=== Aim ===
Pictures excluded, reproduce exactly the lines below from the one with "What Apache ECharts" through the one with "var myChart = echarts.init(dom);", both included.

=== Records for processing ===
··········
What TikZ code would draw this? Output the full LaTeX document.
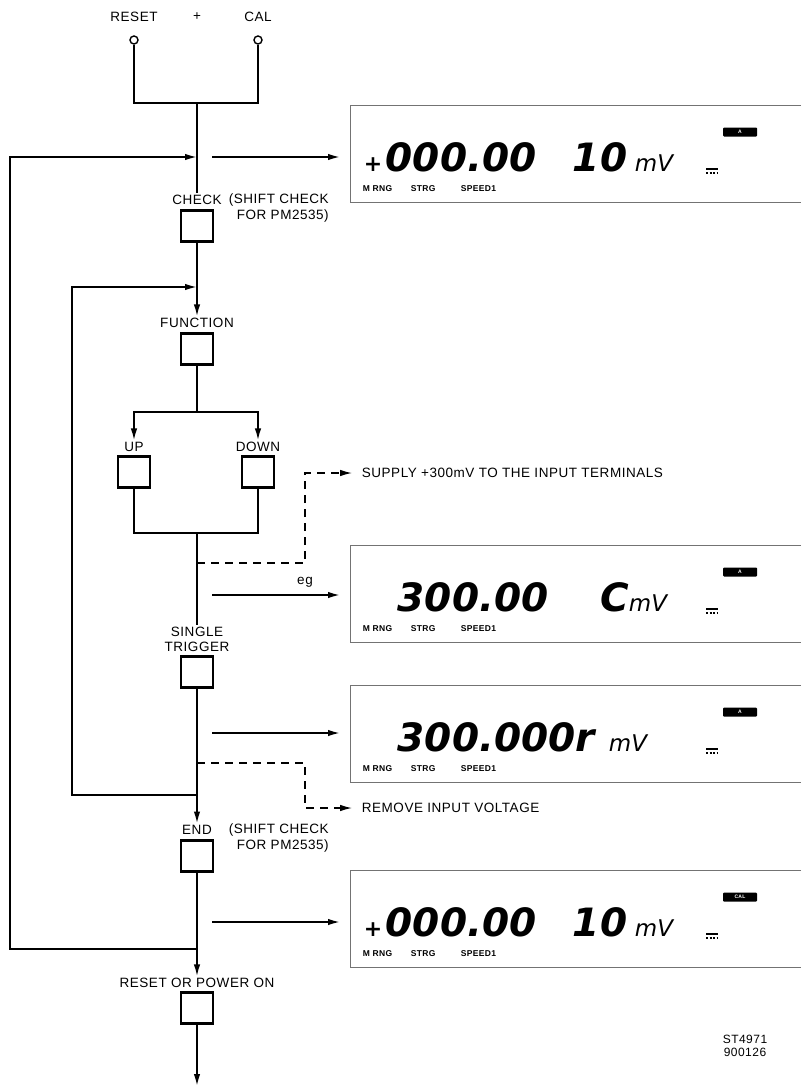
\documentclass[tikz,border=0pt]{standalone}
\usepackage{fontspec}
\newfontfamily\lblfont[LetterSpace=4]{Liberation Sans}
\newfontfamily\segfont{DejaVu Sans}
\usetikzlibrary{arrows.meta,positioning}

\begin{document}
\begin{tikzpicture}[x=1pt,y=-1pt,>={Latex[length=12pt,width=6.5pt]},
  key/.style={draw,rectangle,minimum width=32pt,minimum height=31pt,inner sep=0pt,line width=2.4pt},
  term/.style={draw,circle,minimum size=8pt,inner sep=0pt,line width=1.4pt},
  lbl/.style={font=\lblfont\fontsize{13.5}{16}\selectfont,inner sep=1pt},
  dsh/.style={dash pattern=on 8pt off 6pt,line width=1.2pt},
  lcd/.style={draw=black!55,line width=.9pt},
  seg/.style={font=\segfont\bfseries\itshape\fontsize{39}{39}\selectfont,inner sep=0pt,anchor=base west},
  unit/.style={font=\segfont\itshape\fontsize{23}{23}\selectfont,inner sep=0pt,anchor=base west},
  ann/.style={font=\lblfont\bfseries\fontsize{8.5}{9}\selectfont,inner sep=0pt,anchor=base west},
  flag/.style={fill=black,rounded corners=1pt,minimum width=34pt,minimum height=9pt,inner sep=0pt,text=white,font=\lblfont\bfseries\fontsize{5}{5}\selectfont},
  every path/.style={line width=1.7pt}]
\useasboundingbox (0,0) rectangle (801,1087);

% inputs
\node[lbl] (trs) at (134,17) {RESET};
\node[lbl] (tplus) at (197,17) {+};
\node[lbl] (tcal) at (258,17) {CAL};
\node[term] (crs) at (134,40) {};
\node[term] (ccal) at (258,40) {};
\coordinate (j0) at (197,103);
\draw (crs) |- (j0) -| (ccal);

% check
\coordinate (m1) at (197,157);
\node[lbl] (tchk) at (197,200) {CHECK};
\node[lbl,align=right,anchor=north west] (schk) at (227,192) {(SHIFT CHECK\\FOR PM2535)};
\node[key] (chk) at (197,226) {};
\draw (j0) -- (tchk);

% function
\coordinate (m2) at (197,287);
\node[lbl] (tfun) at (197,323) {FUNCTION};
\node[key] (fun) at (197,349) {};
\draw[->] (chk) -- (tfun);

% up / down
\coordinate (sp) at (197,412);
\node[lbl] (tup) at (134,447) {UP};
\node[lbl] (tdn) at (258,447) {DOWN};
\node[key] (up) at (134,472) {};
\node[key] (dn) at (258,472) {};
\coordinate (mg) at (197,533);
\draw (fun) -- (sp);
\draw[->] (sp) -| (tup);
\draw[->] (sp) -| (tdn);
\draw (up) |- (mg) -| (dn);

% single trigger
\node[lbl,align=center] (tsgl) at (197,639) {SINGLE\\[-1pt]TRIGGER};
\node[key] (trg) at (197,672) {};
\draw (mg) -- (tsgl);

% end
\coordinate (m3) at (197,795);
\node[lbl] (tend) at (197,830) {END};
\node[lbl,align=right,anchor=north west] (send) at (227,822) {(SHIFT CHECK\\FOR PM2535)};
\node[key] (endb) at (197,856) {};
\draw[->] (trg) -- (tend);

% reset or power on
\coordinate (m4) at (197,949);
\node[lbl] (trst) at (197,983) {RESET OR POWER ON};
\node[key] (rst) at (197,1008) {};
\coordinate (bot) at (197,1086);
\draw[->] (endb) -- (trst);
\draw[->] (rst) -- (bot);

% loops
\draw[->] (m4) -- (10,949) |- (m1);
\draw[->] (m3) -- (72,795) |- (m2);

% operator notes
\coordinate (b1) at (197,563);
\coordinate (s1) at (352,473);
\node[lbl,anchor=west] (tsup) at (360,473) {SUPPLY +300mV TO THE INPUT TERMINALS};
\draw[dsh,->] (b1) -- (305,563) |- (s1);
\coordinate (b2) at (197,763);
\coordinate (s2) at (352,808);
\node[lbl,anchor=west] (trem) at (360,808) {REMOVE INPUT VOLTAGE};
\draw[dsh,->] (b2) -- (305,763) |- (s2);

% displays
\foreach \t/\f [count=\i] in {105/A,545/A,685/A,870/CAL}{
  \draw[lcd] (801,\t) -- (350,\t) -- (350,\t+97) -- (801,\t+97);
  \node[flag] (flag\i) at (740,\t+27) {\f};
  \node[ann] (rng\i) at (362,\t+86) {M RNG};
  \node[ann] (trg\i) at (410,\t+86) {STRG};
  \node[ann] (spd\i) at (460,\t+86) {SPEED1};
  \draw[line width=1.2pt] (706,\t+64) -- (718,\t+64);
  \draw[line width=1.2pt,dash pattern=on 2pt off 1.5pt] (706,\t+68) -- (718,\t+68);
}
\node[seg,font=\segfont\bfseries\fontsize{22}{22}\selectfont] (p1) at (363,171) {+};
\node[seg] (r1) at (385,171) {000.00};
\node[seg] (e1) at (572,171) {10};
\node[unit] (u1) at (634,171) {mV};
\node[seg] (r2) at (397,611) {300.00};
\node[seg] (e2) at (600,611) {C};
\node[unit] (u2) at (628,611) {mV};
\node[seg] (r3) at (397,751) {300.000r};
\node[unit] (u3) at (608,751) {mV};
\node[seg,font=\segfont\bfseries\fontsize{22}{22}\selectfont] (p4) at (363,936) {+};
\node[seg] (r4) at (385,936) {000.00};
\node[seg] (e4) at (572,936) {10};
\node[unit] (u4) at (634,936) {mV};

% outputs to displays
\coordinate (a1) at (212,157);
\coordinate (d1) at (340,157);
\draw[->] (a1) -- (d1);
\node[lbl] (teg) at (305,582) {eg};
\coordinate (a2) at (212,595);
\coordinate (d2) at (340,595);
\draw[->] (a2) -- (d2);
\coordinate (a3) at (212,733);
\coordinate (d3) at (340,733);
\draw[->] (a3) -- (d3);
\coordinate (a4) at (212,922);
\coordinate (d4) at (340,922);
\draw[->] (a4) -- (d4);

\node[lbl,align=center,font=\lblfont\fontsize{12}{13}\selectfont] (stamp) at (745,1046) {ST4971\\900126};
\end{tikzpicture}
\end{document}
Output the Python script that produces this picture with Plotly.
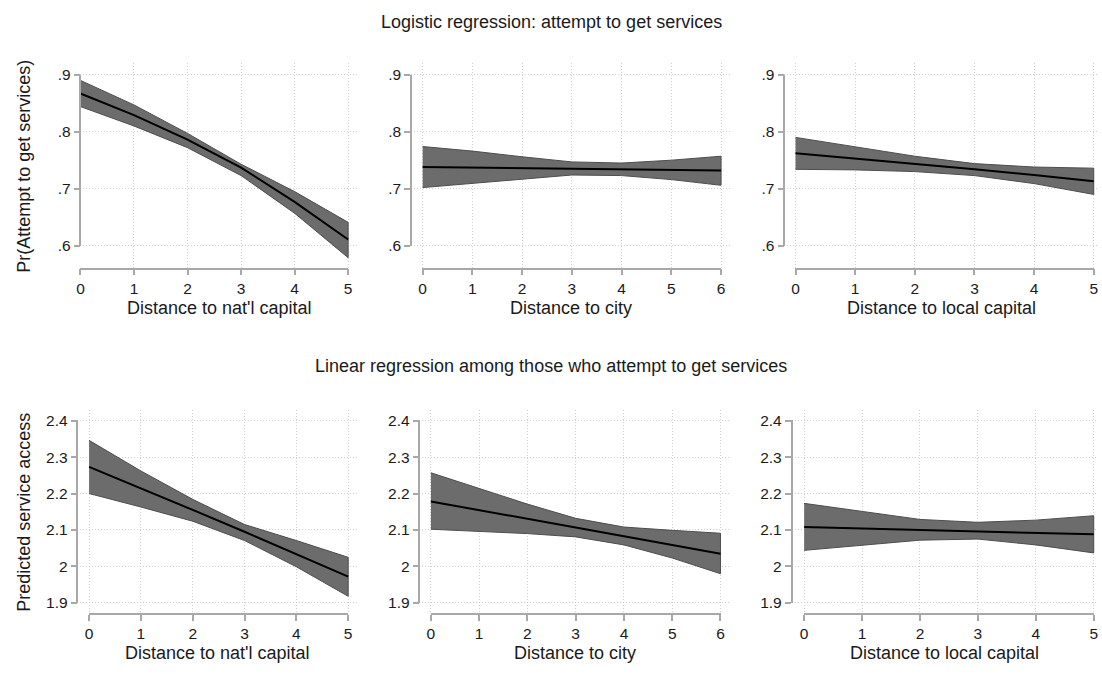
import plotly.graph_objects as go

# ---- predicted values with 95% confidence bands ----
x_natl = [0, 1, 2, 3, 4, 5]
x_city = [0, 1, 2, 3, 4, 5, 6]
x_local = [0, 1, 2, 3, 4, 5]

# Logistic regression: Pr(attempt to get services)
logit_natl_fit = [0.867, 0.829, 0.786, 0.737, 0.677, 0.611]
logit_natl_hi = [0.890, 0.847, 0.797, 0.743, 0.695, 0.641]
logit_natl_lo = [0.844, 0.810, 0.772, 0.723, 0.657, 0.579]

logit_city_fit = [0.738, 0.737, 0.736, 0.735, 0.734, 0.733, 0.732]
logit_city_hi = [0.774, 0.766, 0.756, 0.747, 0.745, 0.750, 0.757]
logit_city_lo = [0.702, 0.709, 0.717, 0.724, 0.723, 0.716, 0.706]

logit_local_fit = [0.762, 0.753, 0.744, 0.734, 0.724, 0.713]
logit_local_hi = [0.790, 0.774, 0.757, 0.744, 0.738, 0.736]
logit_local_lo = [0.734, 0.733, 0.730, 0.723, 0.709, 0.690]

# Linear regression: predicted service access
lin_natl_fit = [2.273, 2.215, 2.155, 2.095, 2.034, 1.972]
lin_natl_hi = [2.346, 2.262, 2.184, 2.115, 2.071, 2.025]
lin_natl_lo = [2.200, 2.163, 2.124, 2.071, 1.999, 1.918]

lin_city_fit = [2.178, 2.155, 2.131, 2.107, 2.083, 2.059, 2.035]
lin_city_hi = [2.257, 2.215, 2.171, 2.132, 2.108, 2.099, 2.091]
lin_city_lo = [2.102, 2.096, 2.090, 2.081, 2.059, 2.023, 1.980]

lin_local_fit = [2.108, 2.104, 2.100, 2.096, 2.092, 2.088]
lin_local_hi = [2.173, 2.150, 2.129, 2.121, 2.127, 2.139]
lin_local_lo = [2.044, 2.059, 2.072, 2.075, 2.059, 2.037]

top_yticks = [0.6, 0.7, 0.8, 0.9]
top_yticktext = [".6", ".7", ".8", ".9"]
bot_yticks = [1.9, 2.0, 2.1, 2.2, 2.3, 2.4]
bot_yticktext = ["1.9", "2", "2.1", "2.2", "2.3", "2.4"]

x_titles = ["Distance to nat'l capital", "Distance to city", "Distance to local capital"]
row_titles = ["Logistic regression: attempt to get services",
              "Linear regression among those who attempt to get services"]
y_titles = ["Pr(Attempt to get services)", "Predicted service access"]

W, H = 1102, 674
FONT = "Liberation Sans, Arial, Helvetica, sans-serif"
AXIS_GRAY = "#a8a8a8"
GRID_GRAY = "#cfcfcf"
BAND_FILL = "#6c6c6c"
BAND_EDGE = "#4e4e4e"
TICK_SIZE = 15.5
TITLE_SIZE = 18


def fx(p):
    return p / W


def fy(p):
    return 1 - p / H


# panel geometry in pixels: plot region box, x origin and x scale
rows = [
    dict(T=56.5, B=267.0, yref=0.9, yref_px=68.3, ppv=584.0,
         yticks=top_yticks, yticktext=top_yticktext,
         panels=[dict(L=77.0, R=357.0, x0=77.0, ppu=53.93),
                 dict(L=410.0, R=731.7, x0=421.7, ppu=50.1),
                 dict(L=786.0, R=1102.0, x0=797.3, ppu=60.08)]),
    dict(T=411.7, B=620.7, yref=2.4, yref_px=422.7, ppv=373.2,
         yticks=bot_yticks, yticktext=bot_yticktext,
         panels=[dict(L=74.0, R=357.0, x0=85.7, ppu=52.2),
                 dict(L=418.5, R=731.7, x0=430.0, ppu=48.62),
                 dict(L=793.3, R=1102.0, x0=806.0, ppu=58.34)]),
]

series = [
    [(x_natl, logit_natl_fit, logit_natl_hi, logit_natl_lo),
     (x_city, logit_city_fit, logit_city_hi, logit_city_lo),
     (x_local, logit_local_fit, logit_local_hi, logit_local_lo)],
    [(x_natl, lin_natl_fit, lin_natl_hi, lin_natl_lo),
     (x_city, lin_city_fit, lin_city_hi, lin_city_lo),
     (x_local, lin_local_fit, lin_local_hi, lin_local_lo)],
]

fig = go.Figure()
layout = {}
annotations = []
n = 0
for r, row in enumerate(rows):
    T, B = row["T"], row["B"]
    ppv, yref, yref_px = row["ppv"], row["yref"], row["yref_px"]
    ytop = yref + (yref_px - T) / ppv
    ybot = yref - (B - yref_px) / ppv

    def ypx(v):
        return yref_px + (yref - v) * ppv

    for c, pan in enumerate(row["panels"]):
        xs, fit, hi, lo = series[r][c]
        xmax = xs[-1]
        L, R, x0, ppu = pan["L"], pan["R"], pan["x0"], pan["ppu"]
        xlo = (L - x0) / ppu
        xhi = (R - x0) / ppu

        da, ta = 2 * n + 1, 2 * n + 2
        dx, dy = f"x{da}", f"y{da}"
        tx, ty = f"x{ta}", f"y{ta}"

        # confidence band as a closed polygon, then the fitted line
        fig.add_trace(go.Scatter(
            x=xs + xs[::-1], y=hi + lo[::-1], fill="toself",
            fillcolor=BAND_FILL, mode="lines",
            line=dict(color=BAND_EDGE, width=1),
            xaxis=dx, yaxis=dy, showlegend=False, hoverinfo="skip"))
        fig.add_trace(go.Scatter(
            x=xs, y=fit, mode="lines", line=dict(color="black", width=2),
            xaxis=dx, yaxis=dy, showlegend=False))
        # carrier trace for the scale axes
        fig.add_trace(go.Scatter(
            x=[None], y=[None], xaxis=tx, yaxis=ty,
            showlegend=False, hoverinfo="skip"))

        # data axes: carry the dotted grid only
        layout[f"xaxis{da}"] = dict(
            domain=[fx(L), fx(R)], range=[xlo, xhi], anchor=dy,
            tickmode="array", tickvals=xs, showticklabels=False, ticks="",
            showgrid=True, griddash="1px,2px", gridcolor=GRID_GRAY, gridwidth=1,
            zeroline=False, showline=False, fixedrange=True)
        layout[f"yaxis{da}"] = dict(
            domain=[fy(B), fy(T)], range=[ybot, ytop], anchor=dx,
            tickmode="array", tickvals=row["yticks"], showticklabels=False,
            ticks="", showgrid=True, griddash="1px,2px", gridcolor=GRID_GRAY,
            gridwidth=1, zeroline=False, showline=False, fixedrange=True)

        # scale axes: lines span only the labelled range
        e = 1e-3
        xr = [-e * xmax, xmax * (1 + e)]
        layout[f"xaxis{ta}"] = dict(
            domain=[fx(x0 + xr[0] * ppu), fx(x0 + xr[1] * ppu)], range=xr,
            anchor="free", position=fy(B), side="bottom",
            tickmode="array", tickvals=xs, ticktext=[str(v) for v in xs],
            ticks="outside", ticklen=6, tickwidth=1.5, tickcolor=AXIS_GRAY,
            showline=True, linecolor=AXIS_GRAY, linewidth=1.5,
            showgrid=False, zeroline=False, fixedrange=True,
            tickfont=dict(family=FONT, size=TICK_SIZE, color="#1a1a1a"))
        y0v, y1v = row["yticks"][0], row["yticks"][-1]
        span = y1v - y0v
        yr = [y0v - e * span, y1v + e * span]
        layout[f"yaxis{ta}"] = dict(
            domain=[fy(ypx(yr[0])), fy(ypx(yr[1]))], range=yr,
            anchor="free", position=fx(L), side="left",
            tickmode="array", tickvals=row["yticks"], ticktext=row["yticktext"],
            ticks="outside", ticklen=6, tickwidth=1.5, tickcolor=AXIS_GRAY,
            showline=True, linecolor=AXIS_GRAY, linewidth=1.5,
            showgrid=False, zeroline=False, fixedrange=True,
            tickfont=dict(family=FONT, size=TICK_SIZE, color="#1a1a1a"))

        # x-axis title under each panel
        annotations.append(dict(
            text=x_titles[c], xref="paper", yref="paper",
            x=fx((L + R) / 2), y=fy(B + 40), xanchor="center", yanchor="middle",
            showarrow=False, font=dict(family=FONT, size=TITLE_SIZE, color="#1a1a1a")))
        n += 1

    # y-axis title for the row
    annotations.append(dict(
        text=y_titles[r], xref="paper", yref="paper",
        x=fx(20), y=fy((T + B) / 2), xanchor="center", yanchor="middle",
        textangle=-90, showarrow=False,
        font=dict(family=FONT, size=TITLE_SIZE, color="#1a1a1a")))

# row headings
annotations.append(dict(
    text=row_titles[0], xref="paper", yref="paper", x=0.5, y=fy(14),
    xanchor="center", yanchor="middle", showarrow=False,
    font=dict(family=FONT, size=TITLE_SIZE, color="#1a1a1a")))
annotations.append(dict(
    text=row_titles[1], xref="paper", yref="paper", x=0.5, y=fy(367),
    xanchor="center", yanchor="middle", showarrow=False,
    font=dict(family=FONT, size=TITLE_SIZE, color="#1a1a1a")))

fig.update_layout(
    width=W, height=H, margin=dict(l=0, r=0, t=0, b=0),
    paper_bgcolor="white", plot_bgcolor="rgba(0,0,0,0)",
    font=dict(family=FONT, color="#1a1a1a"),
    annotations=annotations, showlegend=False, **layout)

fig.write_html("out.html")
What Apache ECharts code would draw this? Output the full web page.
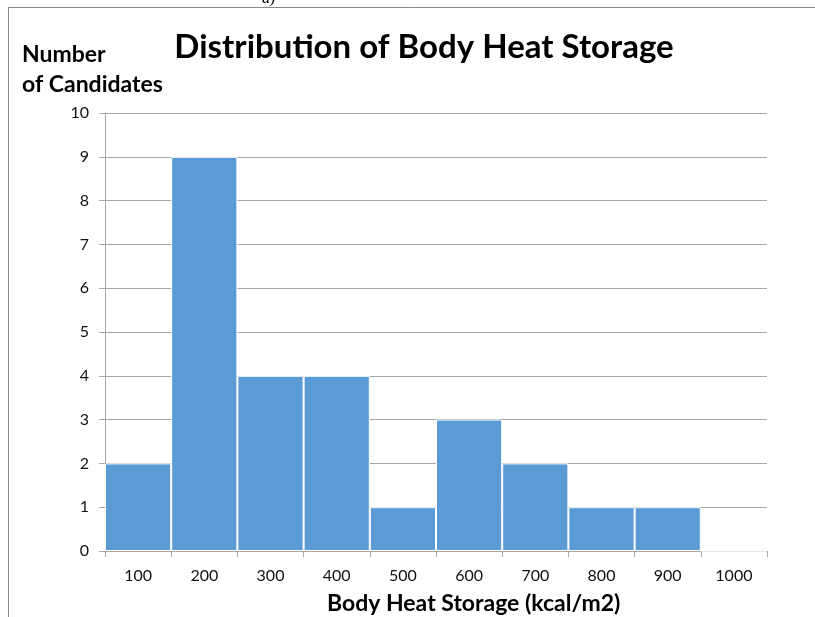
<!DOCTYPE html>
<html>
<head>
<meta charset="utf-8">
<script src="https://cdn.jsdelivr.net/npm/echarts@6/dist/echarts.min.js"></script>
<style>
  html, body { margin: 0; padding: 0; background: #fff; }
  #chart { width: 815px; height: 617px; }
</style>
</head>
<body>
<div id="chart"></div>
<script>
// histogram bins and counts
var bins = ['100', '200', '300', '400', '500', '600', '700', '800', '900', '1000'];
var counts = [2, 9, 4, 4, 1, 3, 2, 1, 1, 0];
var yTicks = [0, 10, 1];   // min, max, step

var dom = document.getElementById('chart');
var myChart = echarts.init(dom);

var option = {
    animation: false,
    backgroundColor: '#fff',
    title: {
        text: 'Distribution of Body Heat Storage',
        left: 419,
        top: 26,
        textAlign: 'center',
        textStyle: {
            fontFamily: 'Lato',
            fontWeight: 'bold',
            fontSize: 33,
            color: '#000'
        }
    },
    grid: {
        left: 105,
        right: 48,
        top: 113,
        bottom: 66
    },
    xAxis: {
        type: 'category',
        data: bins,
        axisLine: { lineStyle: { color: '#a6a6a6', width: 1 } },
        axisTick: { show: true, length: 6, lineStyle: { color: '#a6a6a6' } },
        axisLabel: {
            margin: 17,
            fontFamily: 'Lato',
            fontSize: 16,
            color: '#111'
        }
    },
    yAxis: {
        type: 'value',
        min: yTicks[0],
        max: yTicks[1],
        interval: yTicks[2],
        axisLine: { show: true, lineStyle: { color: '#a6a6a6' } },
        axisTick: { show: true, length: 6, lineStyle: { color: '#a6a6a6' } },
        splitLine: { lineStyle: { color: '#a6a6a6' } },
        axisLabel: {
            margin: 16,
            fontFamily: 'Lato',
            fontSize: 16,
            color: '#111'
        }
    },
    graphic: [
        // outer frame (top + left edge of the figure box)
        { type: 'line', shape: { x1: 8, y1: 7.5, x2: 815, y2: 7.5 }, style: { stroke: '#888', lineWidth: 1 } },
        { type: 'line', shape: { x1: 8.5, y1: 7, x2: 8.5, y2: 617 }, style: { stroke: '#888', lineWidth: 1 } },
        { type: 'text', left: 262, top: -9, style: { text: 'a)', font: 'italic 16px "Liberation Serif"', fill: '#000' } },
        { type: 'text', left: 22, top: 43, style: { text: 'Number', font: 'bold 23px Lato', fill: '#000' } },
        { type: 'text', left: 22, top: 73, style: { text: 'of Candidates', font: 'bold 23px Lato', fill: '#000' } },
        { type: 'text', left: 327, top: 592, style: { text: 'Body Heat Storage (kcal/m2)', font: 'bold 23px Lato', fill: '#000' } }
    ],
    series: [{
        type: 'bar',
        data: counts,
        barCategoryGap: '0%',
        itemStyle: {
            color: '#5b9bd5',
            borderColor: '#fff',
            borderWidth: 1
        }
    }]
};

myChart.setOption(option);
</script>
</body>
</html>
··········
=== Exercise result ===
What Apache ECharts code would draw this? Output the full web page.
<!DOCTYPE html>
<html>
<head>
<meta charset="utf-8">
<script src="https://cdn.jsdelivr.net/npm/echarts@6/dist/echarts.min.js"></script>
<style>
  html, body { margin: 0; padding: 0; background: #fff; }
  #chart { width: 815px; height: 617px; }
</style>
</head>
<body>
<div id="chart"></div>
<script>
// histogram bins and counts
var bins = ['100', '200', '300', '400', '500', '600', '700', '800', '900', '1000'];
var counts = [2, 9, 4, 4, 1, 3, 2, 1, 1, 0];
var yTicks = [0, 10, 1];   // min, max, step

var dom = document.getElementById('chart');
var myChart = echarts.init(dom);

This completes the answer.